L’Arenh ne suffit pas à limiter la hausse
Certes, ces concurrents d’EDF bénéficient de 120 térawattheures (TWh) d’électricité vendue à prix cassé par EDF, contre 100 TWh auparavant, via le mécanisme de l’Arenh (Accès régulé à l’électricité nucléaire historique). En effet, en 2010, la production nucléaire s’élevant à environ 400 TWh par an en France, « il a été décidé que les fournisseurs alternatifs pourraient accéder à prix coûtant à 25% de celle-ci », développe Jacques Percebois. C’est pourquoi le plafond a été fixé à 100 TWh, afin de permettre aux concurrents d’EDF de jouer à armes égales avec l’opérateur historique, et de maintenir une concurrence que certains qualifient d’artificielle.
« Chaque client d’un fournisseur alternatif lui donne ainsi droit, en théorie, à 67 MWh d’Arenh », souligne Jacques Percebois.
Mais le nombre de ces commerciaux a explosé, jusqu’à atteindre près de 80 aujourd’hui dans l’Hexagone, d’ekWateur à Ohm Energy, en passant par Enercoop, Ilek ou encore Mint Energy. Résultat : ces dernières années, alors que de plus en plus de clients ont déserté EDF pour faire jouer la concurrence, le volume d’Arenh requis est lui aussi monté en flèche. Jusqu’à excéder largement le volume global disponible ; il a même atteint plus de 160 TWh en 2022.
Résultat : même avec le relèvement du quota à 120 TWh, les fournisseurs alternatifs doivent restituer la quantité d’Arenh qui leur est due en principe si celle-ci dépasse le plafond autorisé. Cette différence, qui se nomme l’écrêtement, les pousse donc à acheter la production manquante directement sur les marchés, augmentant par là-même considérablement leurs coûts d’approvisionnement. Et donc, par ricochet, le TRVE d’EDF.
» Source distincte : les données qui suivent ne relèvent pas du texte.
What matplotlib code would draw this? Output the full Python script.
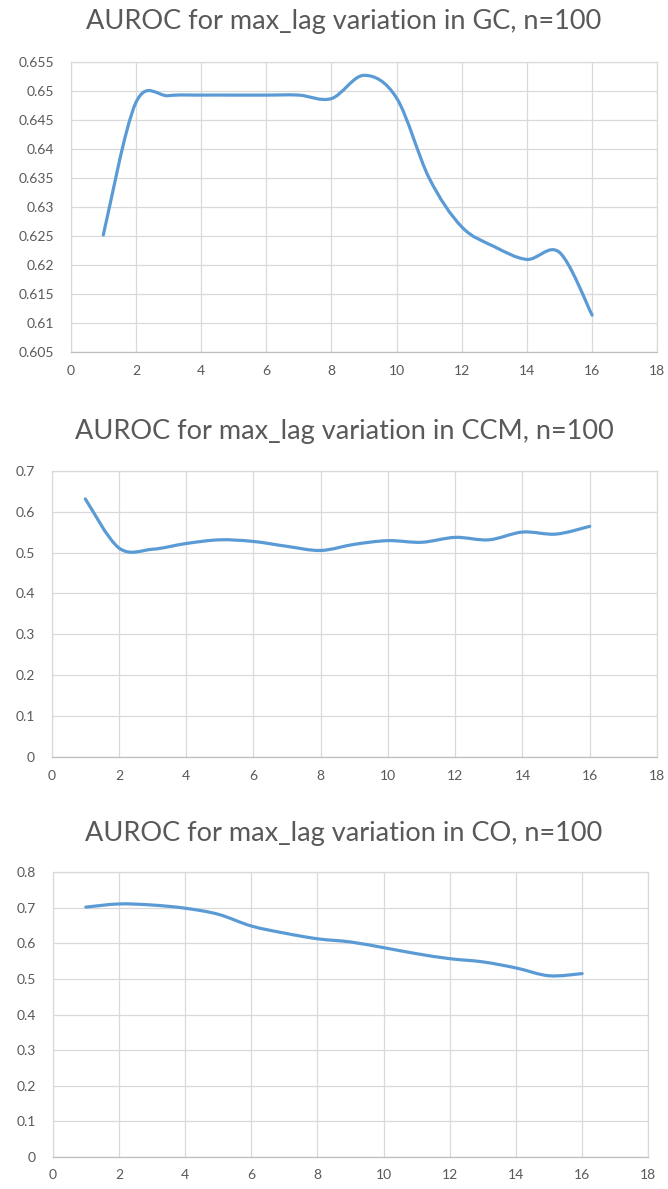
import matplotlib
matplotlib.use("Agg")
import matplotlib.pyplot as plt
import numpy as np
from matplotlib.path import Path
from matplotlib.patches import PathPatch

max_lag = [1, 2, 3, 4, 5, 6, 7, 8, 9, 10, 11, 12, 13, 14, 15, 16]

auroc_gc = [0.6252, 0.6480, 0.6492, 0.6493, 0.6493, 0.6493, 0.6493, 0.6487,
            0.6527, 0.6488, 0.6350, 0.6266, 0.6232, 0.6210, 0.6222, 0.6114]
auroc_ccm = [0.631, 0.511, 0.508, 0.522, 0.531, 0.527, 0.515, 0.505,
             0.520, 0.529, 0.525, 0.537, 0.531, 0.550, 0.545, 0.564]
auroc_co = [0.702, 0.711, 0.708, 0.699, 0.682, 0.649, 0.629, 0.613,
            0.604, 0.588, 0.571, 0.557, 0.548, 0.531, 0.509, 0.515]

titles = ["AUROC for max_lag variation in GC, n=100",
          "AUROC for max_lag variation in CCM, n=100",
          "AUROC for max_lag variation in CO, n=100"]

W, H = 668, 1189
LINE = '#5B9BD5'
GRID = '#D9D9D9'
TXT = '#595959'
FONT = 'Lato'


def smooth_path(x, y):
    # excel-like smoothed line: cubic bezier segments through the points
    p = np.column_stack([x, y]).astype(float)
    n = len(p)
    verts = [p[0]]
    codes = [Path.MOVETO]
    for i in range(n - 1):
        prev = p[max(i - 1, 0)]
        nxt = p[min(i + 2, n - 1)]
        c1 = p[i] + (p[i + 1] - prev) / 6.0
        c2 = p[i + 1] - (nxt - p[i]) / 6.0
        verts += [c1, c2, p[i + 1]]
        codes += [Path.CURVE4] * 3
    return Path(verts, codes)


def fmt(v):
    return ("%.3f" % v).rstrip('0').rstrip('.')


def panel(box, y, ylo, yhi, ystep, title, title_y):
    left, top, right, bottom = box
    ax = fig.add_axes([left / W, 1 - bottom / H, (right - left) / W, (bottom - top) / H])
    patch = PathPatch(smooth_path(max_lag, y), fill=False, ec=LINE, lw=2.3,
                      capstyle='round', joinstyle='round', zorder=3)
    ax.add_patch(patch)
    ax.set_xlim(0, 18)
    ax.set_ylim(ylo, yhi)
    ax.set_xticks(np.arange(0, 19, 2))
    yt = np.arange(ylo, yhi + ystep / 2, ystep)
    ax.set_yticks(yt)
    ax.set_yticklabels([fmt(v) for v in yt])
    ax.grid(True, color=GRID, lw=0.9)
    ax.set_axisbelow(True)
    for s in ax.spines.values():
        s.set_color(GRID)
        s.set_linewidth(0.9)
    ax.spines['bottom'].set_color('#BFBFBF')
    ax.tick_params(length=0, colors=TXT, labelsize=10)
    ax.tick_params(axis='y', pad=12)
    ax.tick_params(axis='x', pad=9)
    for lab in ax.get_xticklabels() + ax.get_yticklabels():
        lab.set_fontfamily(FONT)
    fig.text(344 / W, 1 - title_y / H, title, ha='center', va='center',
             fontsize=19.5, color=TXT, family=FONT)
    return ax


fig = plt.figure(figsize=(W / 100, H / 100), dpi=100)

panel((70.7, 62, 657.3, 352.3), auroc_gc, 0.605, 0.655, 0.005, titles[0], 21.7)
panel((51.7, 470.7, 657, 757), auroc_ccm, 0.0, 0.7, 0.1, titles[1], 431.7)
panel((52.7, 872.3, 648.3, 1156.7), auroc_co, 0.0, 0.8, 0.1, titles[2], 833.3)

plt.savefig("out.png", dpi=100)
Un coûteux rattrapage à venir
Rien d’étonnant, dans ces conditions, à ce que ce dernier explose. Et même si les consommateurs en sont, pour l’instant, en bonne partie préservés grâce au bouclier tarifaire, la nouvelle n’a pas de quoi réjouir. Car le gouvernement l’a clarifié dès le début : les dizaines de milliards d’euros qu’il injecte afin de limiter les effets de la crise sur les ménages devront être « rattrapés » tôt ou tard.
En d’autres termes, les consommateurs n’auront d’autre choix que de prendre le relais du contribuable, et de payer un jour la différence entre le TRVE théorique calculé par la CRE, et celui qu’ils paient effectivement aujourd’hui. La facture promet d’être salée.